From: "Darrick J. Wong" <djwong@kernel.org>
To: Dave Chinner <david@fromorbit.com>
Cc: Brian Foster <bfoster@redhat.com>, linux-xfs@vger.kernel.org
Subject: Re: [PATCH 2/2] xfs: run blockgc on freeze to avoid iget stalls after reclaim
Date: Mon, 14 Feb 2022 17:54:16 -0800 [thread overview]
Message-ID: <20220215015416.GG8338@magnolia> (raw)
In-Reply-To: <20220210230806.GO59729@dread.disaster.area>
On Fri, Feb 11, 2022 at 10:08:06AM +1100, Dave Chinner wrote:
> On Thu, Feb 10, 2022 at 02:03:23PM -0500, Brian Foster wrote:
> > On Wed, Feb 02, 2022 at 01:22:40PM +1100, Dave Chinner wrote:
> > > On Mon, Jan 24, 2022 at 11:57:12AM -0500, Brian Foster wrote:
> > > > On Wed, Jan 19, 2022 at 04:36:36PM -0800, Darrick J. Wong wrote:
> > > > > > Of course if you wanted to recycle inactive inodes or do something else
> > > > > > entirely, then it's probably not worth going down this path..
> > > > >
> > > > > I'm a bit partial to /trying/ to recycle inactive inodes because (a)
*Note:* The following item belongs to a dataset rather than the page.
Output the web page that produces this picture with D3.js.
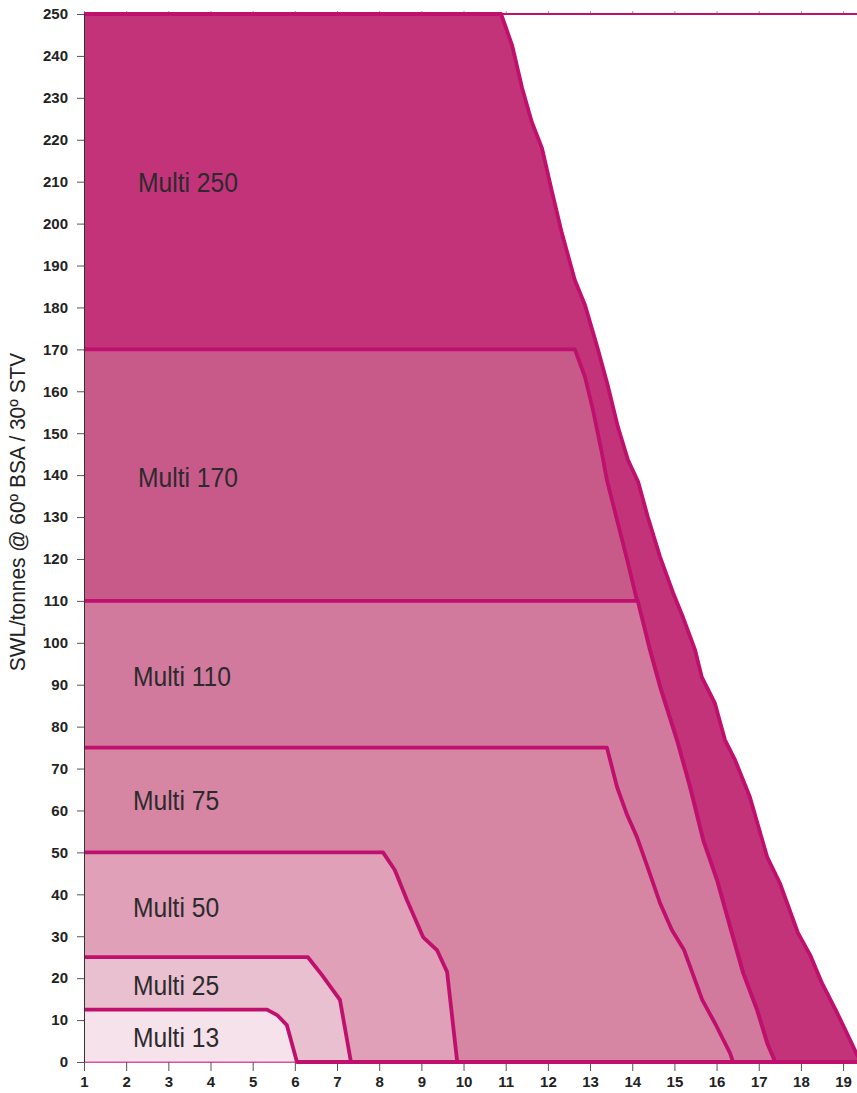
<!DOCTYPE html>
<html>
<head>
<meta charset="utf-8">
<script src="https://cdn.jsdelivr.net/npm/d3@7"></script>
<style>
  body { margin: 0; background: #fff; }
  text { font-family: "Liberation Sans", Arial, sans-serif; }
</style>
</head>
<body>
<div id="wrapper"></div>
<script>
// Werte
const seriesNames = ["Multi 250", "Multi 170", "Multi 110", "Multi 75", "Multi 50", "Multi 25", "Multi 13"];
const capacities = [250, 170, 110, 75, 50, 25, 12.5];

// Kurvenpunkte [Ausladung, SWL] nach dem Plateau
const curve250 = [[10.89, 250], [11.15, 242.6], [11.39, 232.3], [11.62, 224.2], [11.86, 218], [12.1, 207.5],
  [12.33, 197.8], [12.64, 186.5], [12.88, 180.6], [13.17, 170.6], [13.43, 161], [13.66, 151.5], [13.9, 143.6],
  [14.14, 138.4], [14.37, 130], [14.66, 120.5], [14.97, 111.9], [15.2, 106.2], [15.49, 98.3], [15.65, 91.8],
  [15.96, 85.6], [16.2, 76.8], [16.44, 72], [16.79, 63.2], [17.2, 48.9], [17.5, 42.7], [17.93, 30.8],
  [18.22, 25.5], [18.5, 18.8], [18.86, 11.7], [19.17, 5.2], [19.33, 1.7], [19.45, 0]];
const curve170 = [[12.64, 170], [12.88, 163.4], [13.07, 155.5], [13.28, 145.3], [13.4, 138.8], [13.64, 129.3],
  [13.88, 119.8], [14.11, 110.2], [14.42, 98.3], [14.66, 89.5], [15.06, 76.8], [15.37, 65.6], [15.68, 53],
  [16.01, 43.4], [16.32, 32.2], [16.63, 21.2], [16.96, 12.4], [17.2, 4.5], [17.39, 0]];
const curve110 = [[14.13, 110], [14.42, 98.3], [14.66, 89.5], [15.06, 76.8], [15.37, 65.6], [15.68, 53],
  [16.01, 43.4], [16.32, 32.2], [16.63, 21.2], [16.96, 12.4], [17.2, 4.5], [17.39, 0]];
const curve75 = [[13.4, 75], [13.64, 65.6], [13.88, 58.9], [14.11, 53.7], [14.37, 46.3], [14.66, 37.9],
  [14.94, 31.5], [15.23, 26.7], [15.66, 14.8], [15.96, 9.3], [16.32, 2.1], [16.39, 0]];
const curve50 = [[8.09, 50], [8.37, 45.8], [8.66, 38.6], [9.04, 29.8], [9.37, 26.7], [9.61, 21.5], [9.85, 0]];
const curve25 = [[6.31, 25], [6.64, 20.8], [7.07, 14.8], [7.33, 0]];
const curve13 = [[5.34, 12.5], [5.58, 11.2], [5.81, 8.8], [6.05, 0]];
const curves = [curve250, curve170, curve110, curve75, curve50, curve25, curve13];

// Beschriftungen in Datenkoordinaten
const labelX = [2.28, 2.28, 2.16, 2.16, 2.16, 2.16, 2.16];
const labelY = [210, 139.5, 92, 62.5, 37, 18.5, 6];

const xTickValues = [1, 2, 3, 4, 5, 6, 7, 8, 9, 10, 11, 12, 13, 14, 15, 16, 17, 18, 19];
const yTickValues = [0, 10, 20, 30, 40, 50, 60, 70, 80, 90, 100, 110, 120, 130, 140, 150, 160, 170, 180, 190,
  200, 210, 220, 230, 240, 250];
const xMax = 19.33;

const fills = ["#c2337a", "#c85a8a", "#d27a9d", "#d685a3", "#dfa0b8", "#e9c0d0", "#f5e2eb"];
const lineColor = "#c0106e";

const dimensions = {
  width: 857,
  height: 1093,
  margin: { top: 14, right: 0, bottom: 31, left: 84 },
};
dimensions.boundedWidth = dimensions.width - dimensions.margin.left - dimensions.margin.right;
dimensions.boundedHeight = dimensions.height - dimensions.margin.top - dimensions.margin.bottom;

const wrapper = d3.select("#wrapper")
  .append("svg")
  .attr("width", dimensions.width)
  .attr("height", dimensions.height);

const bounds = wrapper.append("g")
  .attr("transform", `translate(${dimensions.margin.left},${dimensions.margin.top})`);

const xScale = d3.scaleLinear().domain([1, xMax]).range([0, dimensions.boundedWidth]);
const yScale = d3.scaleLinear().domain([0, 250]).range([dimensions.boundedHeight, 0]);

bounds.append("clipPath").attr("id", "plot")
  .append("rect")
  .attr("x", 0).attr("y", -10)
  .attr("width", dimensions.boundedWidth).attr("height", dimensions.boundedHeight + 20);

// obere Achse (nur Striche)
const topAxis = bounds.append("g")
  .call(d3.axisTop(xScale).tickValues(xTickValues).tickSize(3).tickFormat(""));
topAxis.select(".domain").remove();
topAxis.selectAll("line").attr("stroke", "#999");

bounds.append("line")
  .attr("x1", xScale(1)).attr("x2", dimensions.boundedWidth)
  .attr("y1", yScale(250)).attr("y2", yScale(250))
  .attr("stroke", lineColor).attr("stroke-width", 2);

const plot = bounds.append("g").attr("clip-path", "url(#plot)");

const areaGen = d3.area().x(d => xScale(d[0])).y0(yScale(0)).y1(d => yScale(d[1]));
const lineGen = d3.line().x(d => xScale(d[0])).y(d => yScale(d[1]));

seriesNames.forEach((name, i) => {
  const pts = [[1, capacities[i]], ...curves[i]];
  const last = pts[pts.length - 1][0];
  if (last < xMax + 0.2) pts.push([xMax + 0.2, 0]);

  plot.append("path")
    .datum(pts)
    .attr("d", areaGen)
    .attr("fill", fills[i])
    .attr("stroke", "#d9539a")
    .attr("stroke-width", 1);

  plot.append("path")
    .datum(pts)
    .attr("d", lineGen)
    .attr("fill", "none")
    .attr("stroke", lineColor)
    .attr("stroke-width", 3.8)
    .attr("stroke-linejoin", "round");
});

// Beschriftungen (schmale Schrift nachgebildet)
seriesNames.forEach((name, i) => {
  bounds.append("text")
    .attr("transform", `translate(${xScale(labelX[i])},${yScale(labelY[i])}) scale(0.88,1)`)
    .attr("dy", "0.36em")
    .style("font-size", "28px")
    .style("fill", "#2b2a2c")
    .text(name);
});

// Achsen
const yAxis = bounds.append("g")
  .call(d3.axisLeft(yScale).tickValues(yTickValues).tickSize(7).tickPadding(9));
yAxis.select(".domain").attr("stroke", "#333");
yAxis.selectAll(".tick line").attr("stroke", "#555");
yAxis.selectAll("text")
  .style("font-size", "15px").style("font-weight", "bold").style("fill", "#222");

const xAxis = bounds.append("g")
  .attr("transform", `translate(0,${dimensions.boundedHeight})`)
  .call(d3.axisBottom(xScale).tickValues(xTickValues).tickSize(9).tickPadding(5));
xAxis.select(".domain").remove();
xAxis.selectAll(".tick line").attr("stroke", "#555");
xAxis.selectAll("text")
  .style("font-size", "15px").style("font-weight", "bold").style("fill", "#222");

// Linie auf der Nulllinie nach vorne holen
bounds.append("line")
  .attr("x1", xScale(curve13[curve13.length - 1][0])).attr("x2", dimensions.boundedWidth)
  .attr("y1", yScale(0)).attr("y2", yScale(0))
  .attr("stroke", lineColor).attr("stroke-width", 3.8);

wrapper.append("text")
  .attr("transform", `translate(25, 512) rotate(-90) scale(0.95,1)`)
  .attr("text-anchor", "middle")
  .style("font-size", "22px")
  .style("fill", "#222")
  .text("SWL/tonnes @ 60º BSA / 30º STV");
</script>
</body>
</html>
> > > > > it's less tangling with -fsdevel for you and (b) inode scans in the
> > > > > online repair patchset got a little weird once xfs_iget lost the ability
> > > > > to recycle _NEEDS_INACTIVE inodes...
> > > > >
> > > > > OTOH I tried to figure out how to deal with the lockless list that those
> > > > > inodes are put on, and I couldn't figure out how to get them off the
> > > > > list safely, so that might be a dead end. If you have any ideas I'm all
> > > > > ears. :)
> > > > >
> > > >
> > > > So one of the things that I've been kind of unclear on about the current
> > > > deferred inactivation implementation is the primary goal of the percpu
> > > > optimization. I obviously can see the value of the percpu list in
> > > > general, but how much processing needs to occur in percpu context to
> > > > achieve the primary goal?
> > > >
> > > > For example, I can see how a single or small multi threaded sustained
> > > > file removal might be batched efficiently, but what happens if said task
> > > > happens to bounce around many cpus?
> > >
> > > In that case we have a scheduler problem, not a per-cpu
> > > infrastructure issue.
> > >
> >
> > Last I tested on my box, a single threaded rm -rf had executed on
> > something like 24 of the 80 cpus available after about ~1m of runtime.
>
> Not surprising - the scheduler will select a sibling cores that
> share caches when the previous CPU the task was running on is busy
> running CPU affine tasks (i.e. the per-cpu inactive kworker thread).
>
> But how many CPUs it bounces the workload around over a long period
> is not important. What is important is the cache residency between
> the inodes when they are queued and when they are then inactivated.
> That's measured in microseconds to single digit milliseconds (i.e.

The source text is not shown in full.